Dr. Nashid Madyun
Florida Humanities is pleased to announce our new Executive Director, Dr. Nashid Madyun. We know you will all enjoy getting to know him as much as we have and we look forward to implementing some exciting new programs and initiatives under his leadership.
Nashid first realized the importance of museums when he learned more about the history of his hometown of Helena, Arkansas. “The town has a really rich cross-section of history,” Nashid said. “Whether it’s Civil War history, African-American leadership during the Reconstruction era, or serving as the roots of blues and gospel music–it’s all there.”
That realization spurred a professional journey as a museum professional, spanning two decades and covering five states. The first stop was a history degree from Delta State University in Cleveland, Mississippi, followed by a stop at Mississippi Valley State University for a graduate degree in history. He then went to work at the Department of Arkansas Heritage, working on projects related to the Elaine Race Riot of 1919. Incidentally, the project was supported by the Arkansas Humanities, Nashid’s first experience in working with State Humanities Councils, along with the University of Arkansas, and a diverse group of community members.
Nashid also worked on a series of oral history projects which captured the culture of quilting and cuisine, along with stories of laboring on the Mississippi River and agriculture. “As the community evolved, those jobs went away, but the stories that needed to be preserved,” he reflected. “I also loved being home. And I loved taking all the knowledge I learned in college and being able to tell stories about the places I was familiar with. Not to mention helping others cultivate the skills to tell their own story.”
That love for storytelling further blossomed into an MFA in Creative Writing from Southern New Hampshire University. “I have a historical background, preserving history, but I learned that exhibitions and presentations should not always be relegated to a scholarly field,” he explained “I needed to build my capacity to merge a variety of authentic storytelling techniques.” The result led to a deeper impact across cultures and generations. “The third-grader and the senior citizen both have a need to experience an exhibition and walk away with something special in their heart.”
After working for the Department of Arkansas Heritage, he obtained a Doctorate in Management, conducting research in nonprofit sustainability and organizational leadership. Through his work in museums, Nashid found new opportunities in Memphis. “I was recruited to start a museum about soul music,” he said. “Memphis is another important city for American music and the home of Stax Records.” By raising $12 million in funding, the museum he helped to start became the Stax Museum of American Soul Music.
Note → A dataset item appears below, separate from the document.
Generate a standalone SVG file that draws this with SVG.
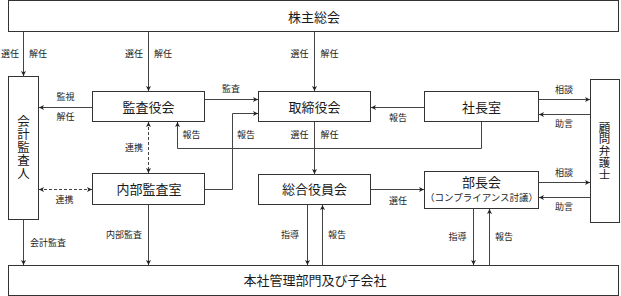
<svg xmlns="http://www.w3.org/2000/svg" width="621" height="296" viewBox="0 0 621 296">
<style>
.box{fill:#fff;stroke:#333;stroke-width:1}
.t{font-family:"Noto Sans CJK JP","Liberation Sans",sans-serif;fill:#1a1a1a;text-anchor:middle}
.big{font-size:13px}
.lab{font-size:9px}
.vt{writing-mode:vertical-rl;text-orientation:upright}
.ln{fill:none;stroke:#444;stroke-width:1}
.dash{stroke-dasharray:3 2}
</style>
<defs>
<marker id="ar" markerUnits="userSpaceOnUse" markerWidth="6" markerHeight="6" refX="5" refY="2.5" orient="auto-start-reverse">
<path d="M0,0 L5,2.5 L0,5 L1.3,2.5 z" fill="#222"/>
</marker>
</defs>
<rect width="621" height="296" fill="#fff"/>
<g id="connectors">
<path class="ln" d="M23.5,31.5 V76" marker-end="url(#ar)"/>
<path class="ln" d="M148.5,31.5 V91" marker-end="url(#ar)"/>
<path class="ln" d="M314.5,31.5 V91" marker-end="url(#ar)"/>
<path class="ln" d="M204.5,99.5 H258" marker-end="url(#ar)"/>
<path class="ln" d="M92.5,107.5 H39" marker-end="url(#ar)"/>
<path class="ln" d="M424.5,107.5 H371" marker-end="url(#ar)"/>
<path class="ln" d="M538.5,99.5 H590" marker-end="url(#ar)"/>
<path class="ln" d="M590.5,114.5 H539" marker-end="url(#ar)"/>
<path class="ln" d="M314.5,121.5 V174" marker-end="url(#ar)"/>
<path class="ln" d="M481.5,121.5 V148.5 H177.5 V122" marker-end="url(#ar)"/>
<path class="ln" d="M204.5,189.5 H232.5 V113.5 H258" marker-end="url(#ar)"/>
<path class="ln dash" d="M148.5,122 V173" marker-start="url(#ar)" marker-end="url(#ar)"/>
<path class="ln dash" d="M39,189.5 H92" marker-start="url(#ar)" marker-end="url(#ar)"/>
<path class="ln" d="M23.5,219.5 V265" marker-end="url(#ar)"/>
<path class="ln" d="M148.5,204.5 V265" marker-end="url(#ar)"/>
<path class="ln" d="M307.5,204.5 V265" marker-end="url(#ar)"/>
<path class="ln" d="M322.5,265.5 V205" marker-end="url(#ar)"/>
<path class="ln" d="M371,189.5 H424" marker-end="url(#ar)"/>
<path class="ln" d="M473.5,208.5 V265" marker-end="url(#ar)"/>
<path class="ln" d="M489.5,265.5 V209" marker-end="url(#ar)"/>
<path class="ln" d="M538.5,182.5 H590" marker-end="url(#ar)"/>
<path class="ln" d="M590.5,197.5 H539" marker-end="url(#ar)"/>
</g>
<g id="labels" class="t lab">
<text x="10" y="57">選任</text><text x="38" y="57">解任</text>
<text x="134" y="57">選任</text><text x="163" y="57">解任</text>
<text x="299.5" y="57">選任</text><text x="329.5" y="57">解任</text>
<text x="65.5" y="100">監視</text><text x="65.5" y="120">解任</text>
<text x="231" y="92">監査</text>
<text x="398" y="121">報告</text>
<text x="564" y="93">相談</text><text x="564" y="127">助言</text>
<text x="299.5" y="138">選任</text><text x="329.5" y="138">解任</text>
<text x="191.5" y="138">報告</text><text x="246" y="138">報告</text>
<text x="134" y="151">連携</text>
<text x="64.5" y="203">連携</text>
<text x="48" y="246">会計監査</text>
<text x="124" y="238">内部監査</text>
<text x="290" y="238">指導</text><text x="337" y="238">報告</text>
<text x="398" y="204">選任</text>
<text x="457.5" y="240">指導</text><text x="504" y="240">報告</text>
<text x="564" y="176">相談</text><text x="564" y="210">助言</text>
</g>
<g id="n_shareholders"><rect class="box" x="8.5" y="0.5" width="610" height="31"/><text class="t big" x="314" y="21.5">株主総会</text></g>
<g id="n_accounting_auditor"><rect class="box" x="8.5" y="76.5" width="30" height="143"/>
<text class="t vt" style="font-size:12.5px;letter-spacing:0.5px" x="23.5" y="147.5">会計監査人</text></g>
<g id="n_board_auditors"><rect class="box" x="92.5" y="91.5" width="112" height="30"/><text class="t big" x="148.5" y="111.5">監査役会</text></g>
<g id="n_board"><rect class="box" x="258.5" y="91.5" width="112" height="30"/><text class="t big" x="314.5" y="111.5">取締役会</text></g>
<g id="n_president"><rect class="box" x="424.5" y="91.5" width="114" height="30"/><text class="t big" x="481.5" y="111.5">社長室</text></g>
<g id="n_lawyer"><rect class="box" x="590.5" y="79.5" width="29" height="143"/>
<text class="t vt" style="font-size:11.5px;letter-spacing:0.3px" x="604.5" y="151">顧問弁護士</text></g>
<g id="n_internal_audit"><rect class="box" x="92.5" y="173.5" width="112" height="31"/><text class="t big" x="149" y="193.5">内部監査室</text></g>
<g id="n_exec"><rect class="box" x="258.5" y="174.5" width="112" height="30"/><text class="t big" x="314.5" y="193.5">総合役員会</text></g>
<g id="n_managers"><rect class="box" x="424.5" y="171.5" width="114" height="37"/><text class="t big" x="481.5" y="187">部長会</text><text class="t" style="font-size:9.5px" x="481.5" y="201">（コンプライアンス討議）</text></g>
<g id="n_company"><rect class="box" x="8.5" y="265.5" width="610" height="30"/><text class="t big" x="315" y="284.5">本社管理部門及び子会社</text></g>
</svg>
In addition to welcoming thousands of global visitors every year, the museum developed an educational software system that is now used in twenty-seven states.
Most recently, Nashid served as the Director of the Southeastern Regional Black Archives at Florida Agricultural and Mechanical University in Tallahassee. “Archives are another critical place for storytelling,” Nashid said. “The original documents and sources are needed to help scholars craft stories that are shared with the public.” As director of the archives, Nashid raised $3.7 million in philanthropic gifts from public and private donors. He also raised funds for the renovation project of the Historic House, as well as launching a new auxiliary African American Art Gallery in downtown Tallahassee.
“I believe in the value of having public spaces to celebrate the humanities,” Nashid said. “Museums, libraries, historical societies–they are all critical to the strength of the community. If museums are not there to collect stories, then we risk losing it all and not knowing anything about our neighbors.”
He continues to teach courses in Humanities, African American Art, U.S. History, and graduate courses in business. Dr. Madyun has served on a host of boards and public service commissions, including the Blues Foundation, the Austin Arts Council, Arkansas Black History Commission, Virginia State Heritage Preservation Board, and the Visit Florida Cultural, Heritage, Rural And Nature Committee, and the African American History Task Force for the State of Florida.